When the camshaft cam engages the top side of housing 1 as the camshaft continues to turn, a pressure is caused to build up in the fluid inside the third cavity 7 which thus causes leaking fluid to pass from cavity 7 through the throttle gap 9 into the first cavity 2 of the outer housing 1 to be stored therein. Due to the short time span during which the cam is active under normal engine operating conditions, this fluid loss from third cavity 7 to first cavity 2 does not lead to a significant reduction of the fluid volume contained in the third cavity 7 so that the original support length provided by the cup-type tappet between the upper end of the associated engine valve and the camshaft remains essentially unchanged. Accordingly, the valve is displaced and this displacement substantially coincides with the eccentricity of the cam. The force of the engine valve closing spring has no further significance during displacement due to the eccentricity of the cam.

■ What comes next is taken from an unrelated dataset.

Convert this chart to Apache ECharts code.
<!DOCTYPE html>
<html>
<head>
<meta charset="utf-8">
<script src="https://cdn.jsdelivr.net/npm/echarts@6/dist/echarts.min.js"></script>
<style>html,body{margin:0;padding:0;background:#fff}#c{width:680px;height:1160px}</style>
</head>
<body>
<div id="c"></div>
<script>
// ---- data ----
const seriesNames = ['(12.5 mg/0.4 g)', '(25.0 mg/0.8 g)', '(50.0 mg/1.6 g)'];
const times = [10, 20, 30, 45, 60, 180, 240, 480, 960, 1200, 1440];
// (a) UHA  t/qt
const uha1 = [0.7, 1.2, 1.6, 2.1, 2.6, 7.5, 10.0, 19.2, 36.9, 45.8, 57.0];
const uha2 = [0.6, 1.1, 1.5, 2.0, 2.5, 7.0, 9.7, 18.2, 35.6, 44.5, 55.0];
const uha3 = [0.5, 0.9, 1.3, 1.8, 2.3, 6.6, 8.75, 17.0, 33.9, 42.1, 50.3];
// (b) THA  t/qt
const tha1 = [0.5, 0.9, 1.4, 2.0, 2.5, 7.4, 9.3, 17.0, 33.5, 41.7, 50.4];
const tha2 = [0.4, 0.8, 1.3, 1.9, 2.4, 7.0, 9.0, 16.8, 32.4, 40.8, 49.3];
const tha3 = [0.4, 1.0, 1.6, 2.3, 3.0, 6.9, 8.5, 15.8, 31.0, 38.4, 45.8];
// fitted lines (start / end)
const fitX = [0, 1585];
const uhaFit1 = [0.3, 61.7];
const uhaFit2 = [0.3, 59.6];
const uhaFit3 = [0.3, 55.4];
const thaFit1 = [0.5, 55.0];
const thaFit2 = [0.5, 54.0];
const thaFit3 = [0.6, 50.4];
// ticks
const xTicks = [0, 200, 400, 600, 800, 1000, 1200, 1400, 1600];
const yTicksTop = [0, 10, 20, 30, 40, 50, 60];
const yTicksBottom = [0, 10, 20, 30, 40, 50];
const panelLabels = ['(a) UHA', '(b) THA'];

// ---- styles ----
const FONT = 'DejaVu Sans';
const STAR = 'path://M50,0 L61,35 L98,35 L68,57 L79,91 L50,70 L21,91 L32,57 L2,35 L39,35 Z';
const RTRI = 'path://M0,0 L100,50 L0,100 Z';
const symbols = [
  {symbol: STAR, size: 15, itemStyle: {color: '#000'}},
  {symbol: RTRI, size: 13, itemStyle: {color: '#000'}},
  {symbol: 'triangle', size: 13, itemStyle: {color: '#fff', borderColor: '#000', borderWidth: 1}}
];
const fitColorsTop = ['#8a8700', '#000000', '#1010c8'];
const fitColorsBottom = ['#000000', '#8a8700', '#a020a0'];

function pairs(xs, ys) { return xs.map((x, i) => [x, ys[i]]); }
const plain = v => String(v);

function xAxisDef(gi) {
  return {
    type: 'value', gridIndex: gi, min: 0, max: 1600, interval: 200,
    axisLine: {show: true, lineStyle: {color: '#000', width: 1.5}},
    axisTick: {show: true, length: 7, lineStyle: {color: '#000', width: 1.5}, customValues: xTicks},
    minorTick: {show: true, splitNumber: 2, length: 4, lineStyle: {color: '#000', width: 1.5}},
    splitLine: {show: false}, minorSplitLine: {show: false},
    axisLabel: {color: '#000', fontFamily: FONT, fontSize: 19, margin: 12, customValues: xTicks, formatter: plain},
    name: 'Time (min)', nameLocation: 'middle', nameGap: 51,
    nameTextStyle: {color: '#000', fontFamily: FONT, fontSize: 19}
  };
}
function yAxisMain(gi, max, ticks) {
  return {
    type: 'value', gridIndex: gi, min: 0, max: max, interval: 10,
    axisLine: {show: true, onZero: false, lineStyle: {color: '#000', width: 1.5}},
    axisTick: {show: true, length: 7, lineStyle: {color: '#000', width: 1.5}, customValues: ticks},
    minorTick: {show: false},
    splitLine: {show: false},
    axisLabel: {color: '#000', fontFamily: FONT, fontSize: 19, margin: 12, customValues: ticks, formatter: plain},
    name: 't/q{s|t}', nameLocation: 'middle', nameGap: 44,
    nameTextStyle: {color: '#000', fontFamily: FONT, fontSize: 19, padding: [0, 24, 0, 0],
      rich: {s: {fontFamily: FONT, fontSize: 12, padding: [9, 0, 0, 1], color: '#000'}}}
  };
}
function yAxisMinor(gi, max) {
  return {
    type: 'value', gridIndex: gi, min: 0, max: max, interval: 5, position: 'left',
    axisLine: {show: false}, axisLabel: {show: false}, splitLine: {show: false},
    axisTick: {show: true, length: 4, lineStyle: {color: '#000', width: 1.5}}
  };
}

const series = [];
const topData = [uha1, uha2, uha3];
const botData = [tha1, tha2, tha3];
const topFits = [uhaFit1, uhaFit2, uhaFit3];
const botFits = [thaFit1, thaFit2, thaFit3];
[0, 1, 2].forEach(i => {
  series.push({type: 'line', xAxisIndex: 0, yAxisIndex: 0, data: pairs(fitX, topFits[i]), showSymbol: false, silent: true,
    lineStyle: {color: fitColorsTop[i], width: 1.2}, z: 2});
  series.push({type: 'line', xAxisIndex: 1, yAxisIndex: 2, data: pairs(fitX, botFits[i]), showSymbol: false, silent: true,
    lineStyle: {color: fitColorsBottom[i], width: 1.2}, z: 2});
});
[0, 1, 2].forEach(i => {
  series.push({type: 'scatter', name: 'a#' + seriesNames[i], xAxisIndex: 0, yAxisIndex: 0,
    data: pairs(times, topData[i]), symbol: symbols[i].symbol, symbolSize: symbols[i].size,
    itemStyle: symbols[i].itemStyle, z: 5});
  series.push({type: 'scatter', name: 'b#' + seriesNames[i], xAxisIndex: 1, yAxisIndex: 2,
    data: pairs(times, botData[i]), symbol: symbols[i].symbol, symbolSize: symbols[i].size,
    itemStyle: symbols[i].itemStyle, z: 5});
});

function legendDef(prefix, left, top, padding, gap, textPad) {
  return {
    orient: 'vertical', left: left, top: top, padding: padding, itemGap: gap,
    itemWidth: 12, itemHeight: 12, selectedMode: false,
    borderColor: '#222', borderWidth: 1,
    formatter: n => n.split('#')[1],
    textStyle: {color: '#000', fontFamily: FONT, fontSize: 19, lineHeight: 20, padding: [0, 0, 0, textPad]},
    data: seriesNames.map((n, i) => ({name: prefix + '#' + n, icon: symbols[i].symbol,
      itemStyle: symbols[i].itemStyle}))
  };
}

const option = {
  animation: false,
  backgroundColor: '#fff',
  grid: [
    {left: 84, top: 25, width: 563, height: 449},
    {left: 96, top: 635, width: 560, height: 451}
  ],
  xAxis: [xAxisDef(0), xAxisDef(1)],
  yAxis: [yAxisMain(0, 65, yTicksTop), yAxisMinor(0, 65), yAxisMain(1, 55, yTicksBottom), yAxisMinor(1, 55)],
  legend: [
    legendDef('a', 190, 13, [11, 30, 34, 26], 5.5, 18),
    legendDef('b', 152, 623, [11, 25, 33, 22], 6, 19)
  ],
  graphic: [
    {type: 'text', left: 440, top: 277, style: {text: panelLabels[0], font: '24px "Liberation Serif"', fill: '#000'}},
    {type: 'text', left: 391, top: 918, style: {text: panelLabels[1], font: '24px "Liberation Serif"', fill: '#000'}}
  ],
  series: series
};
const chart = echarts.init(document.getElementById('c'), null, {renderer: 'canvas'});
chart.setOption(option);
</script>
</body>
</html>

As the camshaft continues to turn, the cam disengages, which leads to the valve including the cup-type tappet being returned into the initial position by the force of the valve closing spring. The valve travel is restricted by the valve striking its valve seat, resulting first in a certain play between the camshaft and the upper end of the valve. The force of the compression spring 8 now becomes effective again and causes the inner housing 6 and the hollow piston 3 to move apart in axial direction of the cup-type tappet. This causes the fluid volume displaced during the work cycle from the third cavity 7 through the throttle gap 9 into the first cavity 2 to flow back through the aperture 5, the second cavity 4 and the check valve 10 into the third cavity 7. This re-establishes the original operating condition. This process is further accelerated by the force of the supporting springs 14.

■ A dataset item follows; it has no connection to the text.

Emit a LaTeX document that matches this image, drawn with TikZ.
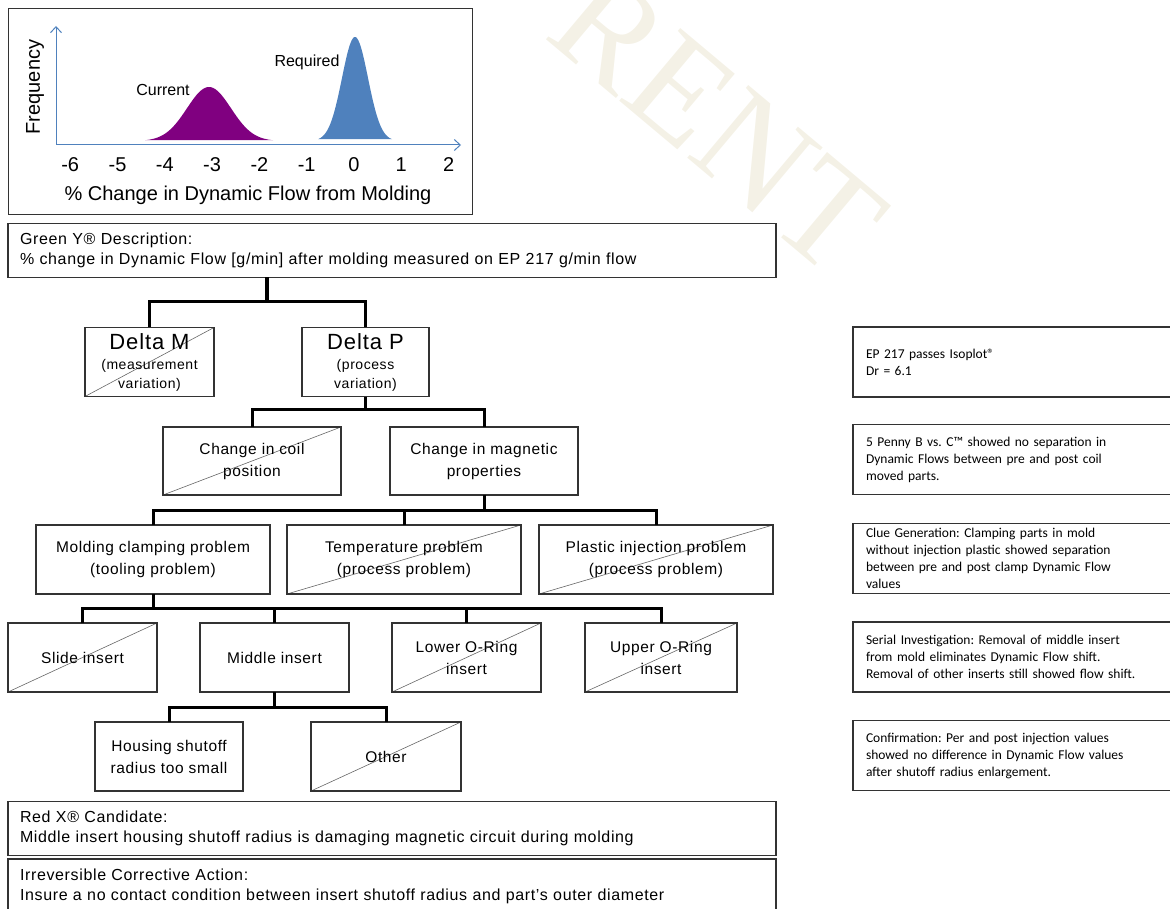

If the engine stops while one of the cams present is engaged, this will lead to a gradual, corresponding emptying of the third cavity 7 via the throttle gap 9 into the first cavity 2. If due to the subsequent restarting of the internal combustion engine a greater distance between the upper end of this engine valve and the camshaft results, the consequence thereof will be an immediate moving apart of the inner housing 6 and the hollow piston 3 in axial direction of the cup-type tappet due to the force of the compression spring 8 and the simultaneous filling of the third cavity 7 assisted by supporting springs 14. Due to the action of the supporting springs 14, cavitation phenomena are impossible, even if the camshaft revolves rapidly, and an immediate operating readiness of the cup-type tappet is attained. Therefore, the first subsequent engagement of the cam with the top side of the outer housing 1 already results in a correct engine valve actuation. Clatter noises and possible damage to the engine are therefore reliably avoided by the cup-type tappet in accordance with the present invention.
Although preferred embodiments of the present invention have been described in detail, it will be appreciated that modifications may be made by those skilled in the art all within the spirit and the scope of the present invention as defined in the claims.